__EXERCISE DESCRIPTION__:
Transcribe only the part of the material below that begins at the line containing "Write a Python" and ends at the line containing "-0.0994, -0.094, -0.0894]", with both kept and images left out.

[begin DATASET]

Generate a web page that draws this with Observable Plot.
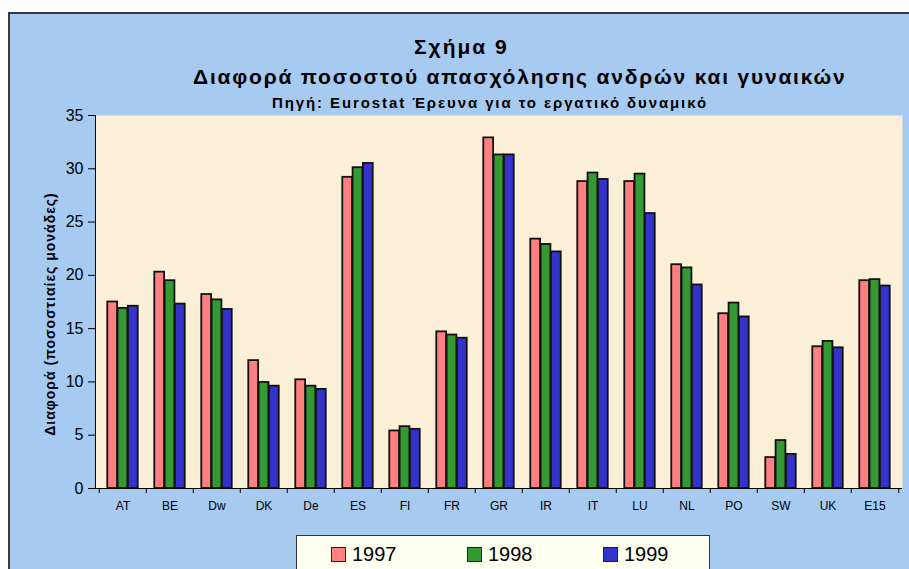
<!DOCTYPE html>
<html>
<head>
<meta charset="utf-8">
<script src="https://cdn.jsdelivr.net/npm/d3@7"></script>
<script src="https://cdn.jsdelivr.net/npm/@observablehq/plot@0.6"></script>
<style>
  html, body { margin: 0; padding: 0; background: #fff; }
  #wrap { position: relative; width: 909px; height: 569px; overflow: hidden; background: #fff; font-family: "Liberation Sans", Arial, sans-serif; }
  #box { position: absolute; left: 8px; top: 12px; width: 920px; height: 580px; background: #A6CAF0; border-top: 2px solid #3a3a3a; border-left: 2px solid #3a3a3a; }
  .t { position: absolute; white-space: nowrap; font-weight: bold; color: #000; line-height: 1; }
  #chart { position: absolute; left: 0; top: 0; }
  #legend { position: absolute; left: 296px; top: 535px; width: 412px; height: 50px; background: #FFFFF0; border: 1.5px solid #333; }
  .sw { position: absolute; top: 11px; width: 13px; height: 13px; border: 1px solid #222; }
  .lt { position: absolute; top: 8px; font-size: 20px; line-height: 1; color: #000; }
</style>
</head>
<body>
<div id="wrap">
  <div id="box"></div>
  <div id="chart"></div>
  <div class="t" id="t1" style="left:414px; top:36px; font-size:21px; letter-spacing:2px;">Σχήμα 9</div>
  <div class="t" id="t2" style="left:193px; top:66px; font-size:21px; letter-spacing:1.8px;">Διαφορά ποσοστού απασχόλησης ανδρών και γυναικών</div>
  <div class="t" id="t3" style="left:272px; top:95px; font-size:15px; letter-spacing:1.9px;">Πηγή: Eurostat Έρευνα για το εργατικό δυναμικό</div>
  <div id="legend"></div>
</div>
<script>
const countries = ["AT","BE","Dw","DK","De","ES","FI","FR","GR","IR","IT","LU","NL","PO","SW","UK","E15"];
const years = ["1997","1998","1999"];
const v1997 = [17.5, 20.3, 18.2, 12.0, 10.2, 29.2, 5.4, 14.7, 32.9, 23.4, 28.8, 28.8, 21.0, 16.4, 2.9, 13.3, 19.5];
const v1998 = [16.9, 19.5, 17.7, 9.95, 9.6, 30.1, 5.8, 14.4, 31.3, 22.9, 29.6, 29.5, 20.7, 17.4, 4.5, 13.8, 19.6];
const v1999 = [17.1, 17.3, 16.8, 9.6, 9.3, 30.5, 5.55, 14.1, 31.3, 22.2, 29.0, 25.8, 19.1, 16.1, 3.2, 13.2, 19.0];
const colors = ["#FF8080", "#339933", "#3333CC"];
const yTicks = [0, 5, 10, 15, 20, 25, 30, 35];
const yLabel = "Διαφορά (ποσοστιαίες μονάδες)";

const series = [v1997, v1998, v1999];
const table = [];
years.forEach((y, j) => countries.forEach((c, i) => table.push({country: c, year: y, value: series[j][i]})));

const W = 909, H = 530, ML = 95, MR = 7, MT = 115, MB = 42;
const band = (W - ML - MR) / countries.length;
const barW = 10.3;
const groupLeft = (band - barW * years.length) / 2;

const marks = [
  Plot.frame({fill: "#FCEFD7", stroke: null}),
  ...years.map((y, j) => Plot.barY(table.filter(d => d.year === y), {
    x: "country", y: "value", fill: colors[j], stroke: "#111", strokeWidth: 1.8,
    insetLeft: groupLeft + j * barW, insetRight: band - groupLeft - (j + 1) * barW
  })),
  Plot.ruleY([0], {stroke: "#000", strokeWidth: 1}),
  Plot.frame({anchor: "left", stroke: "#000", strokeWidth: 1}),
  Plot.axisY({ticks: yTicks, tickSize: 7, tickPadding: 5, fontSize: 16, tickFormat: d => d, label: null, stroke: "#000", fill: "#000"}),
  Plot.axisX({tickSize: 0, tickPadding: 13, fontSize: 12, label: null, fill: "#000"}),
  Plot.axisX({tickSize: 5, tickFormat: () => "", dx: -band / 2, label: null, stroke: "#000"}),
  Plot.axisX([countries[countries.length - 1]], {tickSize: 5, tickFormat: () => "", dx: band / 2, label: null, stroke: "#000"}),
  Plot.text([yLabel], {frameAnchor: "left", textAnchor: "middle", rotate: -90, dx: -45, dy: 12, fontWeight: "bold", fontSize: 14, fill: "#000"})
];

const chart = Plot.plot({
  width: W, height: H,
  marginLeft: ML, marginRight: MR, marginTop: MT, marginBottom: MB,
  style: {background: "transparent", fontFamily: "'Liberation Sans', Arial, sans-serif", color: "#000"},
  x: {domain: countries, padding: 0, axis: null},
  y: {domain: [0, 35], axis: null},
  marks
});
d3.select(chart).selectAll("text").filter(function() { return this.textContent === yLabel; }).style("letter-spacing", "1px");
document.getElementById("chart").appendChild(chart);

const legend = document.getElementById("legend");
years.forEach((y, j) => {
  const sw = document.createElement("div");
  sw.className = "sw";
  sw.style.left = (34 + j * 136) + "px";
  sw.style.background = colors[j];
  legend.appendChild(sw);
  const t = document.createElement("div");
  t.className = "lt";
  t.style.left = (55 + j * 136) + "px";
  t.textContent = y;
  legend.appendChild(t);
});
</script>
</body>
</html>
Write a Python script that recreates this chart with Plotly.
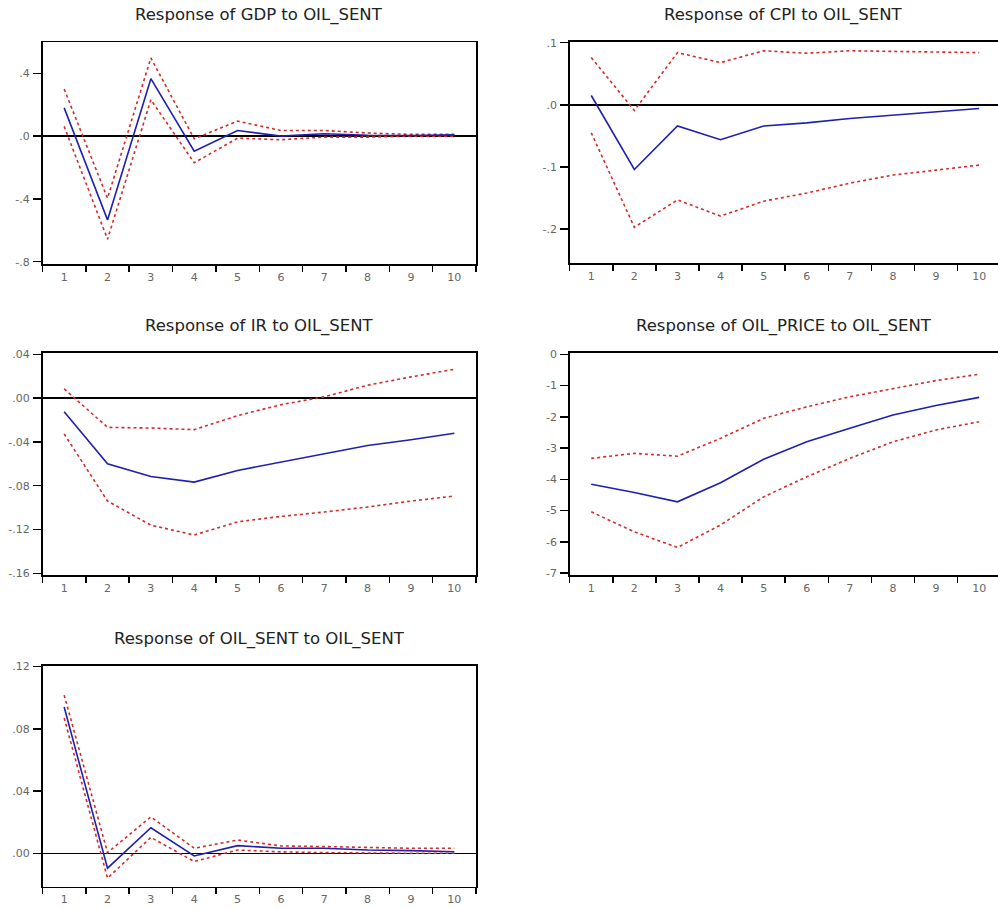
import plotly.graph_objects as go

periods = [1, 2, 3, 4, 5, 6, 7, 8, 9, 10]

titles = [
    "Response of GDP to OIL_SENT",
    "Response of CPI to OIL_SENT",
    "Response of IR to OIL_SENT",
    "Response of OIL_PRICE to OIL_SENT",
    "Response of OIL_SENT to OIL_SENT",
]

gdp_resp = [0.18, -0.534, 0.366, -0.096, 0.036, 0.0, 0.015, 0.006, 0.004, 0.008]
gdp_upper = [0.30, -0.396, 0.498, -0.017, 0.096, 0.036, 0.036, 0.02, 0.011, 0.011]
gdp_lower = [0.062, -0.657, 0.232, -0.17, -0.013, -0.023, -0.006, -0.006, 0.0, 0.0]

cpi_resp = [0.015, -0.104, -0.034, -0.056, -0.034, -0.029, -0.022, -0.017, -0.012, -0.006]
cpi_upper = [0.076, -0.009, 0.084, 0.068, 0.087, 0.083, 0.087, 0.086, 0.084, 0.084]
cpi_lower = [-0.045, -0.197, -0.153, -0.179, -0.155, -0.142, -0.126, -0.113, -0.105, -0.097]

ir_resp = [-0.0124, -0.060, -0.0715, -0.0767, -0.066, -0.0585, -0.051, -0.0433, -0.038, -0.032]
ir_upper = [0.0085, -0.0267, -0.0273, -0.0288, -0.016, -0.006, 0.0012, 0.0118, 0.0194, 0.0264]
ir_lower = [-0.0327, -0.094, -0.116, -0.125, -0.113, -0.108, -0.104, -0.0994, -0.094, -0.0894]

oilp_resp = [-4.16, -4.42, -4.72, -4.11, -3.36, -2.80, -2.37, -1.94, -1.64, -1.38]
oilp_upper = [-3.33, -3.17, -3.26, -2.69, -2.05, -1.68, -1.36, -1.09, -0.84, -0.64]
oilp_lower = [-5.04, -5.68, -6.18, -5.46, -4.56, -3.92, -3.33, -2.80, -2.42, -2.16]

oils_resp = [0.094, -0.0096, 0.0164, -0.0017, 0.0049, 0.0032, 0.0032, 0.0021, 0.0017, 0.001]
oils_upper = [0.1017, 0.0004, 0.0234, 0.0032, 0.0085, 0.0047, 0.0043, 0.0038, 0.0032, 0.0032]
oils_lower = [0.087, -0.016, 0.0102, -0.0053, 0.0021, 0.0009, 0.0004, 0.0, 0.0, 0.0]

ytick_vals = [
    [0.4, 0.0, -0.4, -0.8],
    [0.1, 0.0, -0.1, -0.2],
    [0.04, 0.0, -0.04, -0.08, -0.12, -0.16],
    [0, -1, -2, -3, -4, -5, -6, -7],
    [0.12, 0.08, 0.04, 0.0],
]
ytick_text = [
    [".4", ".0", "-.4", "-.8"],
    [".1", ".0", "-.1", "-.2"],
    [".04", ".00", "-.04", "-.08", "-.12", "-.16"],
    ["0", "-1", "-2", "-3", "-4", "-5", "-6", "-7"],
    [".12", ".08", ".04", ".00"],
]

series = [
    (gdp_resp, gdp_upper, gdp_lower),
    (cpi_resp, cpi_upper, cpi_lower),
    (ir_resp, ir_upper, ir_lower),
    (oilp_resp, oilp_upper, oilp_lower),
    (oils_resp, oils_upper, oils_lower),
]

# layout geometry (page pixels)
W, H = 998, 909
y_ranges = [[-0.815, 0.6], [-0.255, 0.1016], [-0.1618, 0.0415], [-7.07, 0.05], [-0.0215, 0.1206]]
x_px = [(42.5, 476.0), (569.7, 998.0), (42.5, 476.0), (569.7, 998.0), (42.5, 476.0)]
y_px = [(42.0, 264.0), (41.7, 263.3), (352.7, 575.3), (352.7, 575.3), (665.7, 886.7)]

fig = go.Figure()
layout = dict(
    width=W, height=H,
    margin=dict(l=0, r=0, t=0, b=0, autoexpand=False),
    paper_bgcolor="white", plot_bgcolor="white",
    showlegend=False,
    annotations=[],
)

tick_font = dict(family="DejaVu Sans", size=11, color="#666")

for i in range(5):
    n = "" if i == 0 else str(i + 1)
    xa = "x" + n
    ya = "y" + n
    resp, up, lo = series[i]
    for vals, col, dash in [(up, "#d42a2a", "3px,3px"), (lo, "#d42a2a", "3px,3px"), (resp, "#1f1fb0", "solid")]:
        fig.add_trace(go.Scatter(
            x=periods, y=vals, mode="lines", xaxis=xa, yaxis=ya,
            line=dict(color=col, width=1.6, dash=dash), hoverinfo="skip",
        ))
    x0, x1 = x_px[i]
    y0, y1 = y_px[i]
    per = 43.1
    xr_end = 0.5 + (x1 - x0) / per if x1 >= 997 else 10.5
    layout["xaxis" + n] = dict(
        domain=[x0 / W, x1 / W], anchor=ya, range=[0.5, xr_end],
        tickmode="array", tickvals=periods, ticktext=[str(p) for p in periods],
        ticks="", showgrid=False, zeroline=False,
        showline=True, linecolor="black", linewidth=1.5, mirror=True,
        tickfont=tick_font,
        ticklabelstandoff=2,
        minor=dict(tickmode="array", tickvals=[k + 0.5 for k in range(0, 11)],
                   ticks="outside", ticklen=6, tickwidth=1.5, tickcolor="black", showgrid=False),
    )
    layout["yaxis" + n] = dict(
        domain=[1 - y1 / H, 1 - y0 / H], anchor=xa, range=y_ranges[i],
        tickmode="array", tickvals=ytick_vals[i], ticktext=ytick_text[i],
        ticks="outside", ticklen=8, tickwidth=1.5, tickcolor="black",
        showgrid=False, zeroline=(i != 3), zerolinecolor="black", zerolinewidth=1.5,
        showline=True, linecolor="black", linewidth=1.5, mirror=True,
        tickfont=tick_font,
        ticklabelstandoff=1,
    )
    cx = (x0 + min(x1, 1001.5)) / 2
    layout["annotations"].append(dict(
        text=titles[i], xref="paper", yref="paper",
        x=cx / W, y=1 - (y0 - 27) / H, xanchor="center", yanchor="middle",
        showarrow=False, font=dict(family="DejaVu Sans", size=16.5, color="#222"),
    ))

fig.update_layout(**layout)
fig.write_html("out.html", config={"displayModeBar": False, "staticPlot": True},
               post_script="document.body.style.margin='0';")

[end DATASET]

__CORRECT OUTPUT__:
Write a Python script that recreates this chart with Plotly.
import plotly.graph_objects as go

periods = [1, 2, 3, 4, 5, 6, 7, 8, 9, 10]

titles = [
    "Response of GDP to OIL_SENT",
    "Response of CPI to OIL_SENT",
    "Response of IR to OIL_SENT",
    "Response of OIL_PRICE to OIL_SENT",
    "Response of OIL_SENT to OIL_SENT",
]

gdp_resp = [0.18, -0.534, 0.366, -0.096, 0.036, 0.0, 0.015, 0.006, 0.004, 0.008]
gdp_upper = [0.30, -0.396, 0.498, -0.017, 0.096, 0.036, 0.036, 0.02, 0.011, 0.011]
gdp_lower = [0.062, -0.657, 0.232, -0.17, -0.013, -0.023, -0.006, -0.006, 0.0, 0.0]

cpi_resp = [0.015, -0.104, -0.034, -0.056, -0.034, -0.029, -0.022, -0.017, -0.012, -0.006]
cpi_upper = [0.076, -0.009, 0.084, 0.068, 0.087, 0.083, 0.087, 0.086, 0.084, 0.084]
cpi_lower = [-0.045, -0.197, -0.153, -0.179, -0.155, -0.142, -0.126, -0.113, -0.105, -0.097]

ir_resp = [-0.0124, -0.060, -0.0715, -0.0767, -0.066, -0.0585, -0.051, -0.0433, -0.038, -0.032]
ir_upper = [0.0085, -0.0267, -0.0273, -0.0288, -0.016, -0.006, 0.0012, 0.0118, 0.0194, 0.0264]
ir_lower = [-0.0327, -0.094, -0.116, -0.125, -0.113, -0.108, -0.104, -0.0994, -0.094, -0.0894]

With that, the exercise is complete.